Quand la salle est plongée, tout à coup, dans le noir, le plateau de LOVE TRAIN 2020 s’anime. Création donnée à la 40ème édition bis de Montpellier Danse, la pièce d’Emanuel Gat se dévoile au fond de la cage de scène, par un clair obscur laissant deviner les costumes très baroques, conçus par Thomas Bradley.
Fidèle danseur et collaborateur du chorégraphe, ce dernier a travaillé la matière qui habille avec un certain panache ses camarades et lui-même. Entre étoffes épaisses, tulles et molletons, les corps des 12 danseurs virevoltent, se répondent, au son des morceaux new wave du groupe anglais Tears for Fears.
Regroupés en grappes, dans des déplacements rapides qui occupent avec un entrain formidable l’espace scénique, alignés face au public, ils sont tout à une danse qui va crescendo. En contrepoint, des solos et pas de deux se dessinent, invitent le regard à se promener en arrière plan, tissent un maillage de l’espace propice à une danse exaltée qui s’abreuve et s’émancipe de la bande sonore, pour non pas se former sous cette influence musicale, mais être au monde. Avec ses lignes de force, ses effets de perspective et ses circonscription des formes, Love Train 2020 brosse un tableau fascinant, dont la matière éclaire le sens de l’être dans le temps.

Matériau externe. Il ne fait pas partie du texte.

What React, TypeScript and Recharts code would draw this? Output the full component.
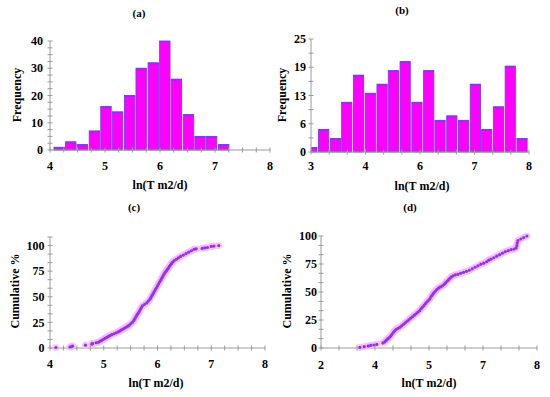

L’ensemble flamboyant du groupe, revêt des attraits presque botticelliens, dans une propension, très picturale, à magnifier les corps en mouvements. C’est à dire que dans leurs costumes drapés, les danseurs de Gat sourient souvent, déploient d’amples mouvements de bras, telles des statues antiques célébrées par les artistes de la Renaissance.
Love Train 2020 tend vers cette fameuse esthétique de la redécouverte d’une culture antique païenne, avec toute l’audace qu’un tel parti pris requiert. Ici, c’est une prise de conscience, qui s’affranchit des codes, des normes, de l’austérité jusque dans ses dernières secondes où lumière et musique demeurent quand la danse s’interrompt.
Traversée de temporalités différentes, sans fin véritablement actée, Love Train 2020 réussit avec habileté à célébrer à la fois la permanence du monde et ce que signifie être là.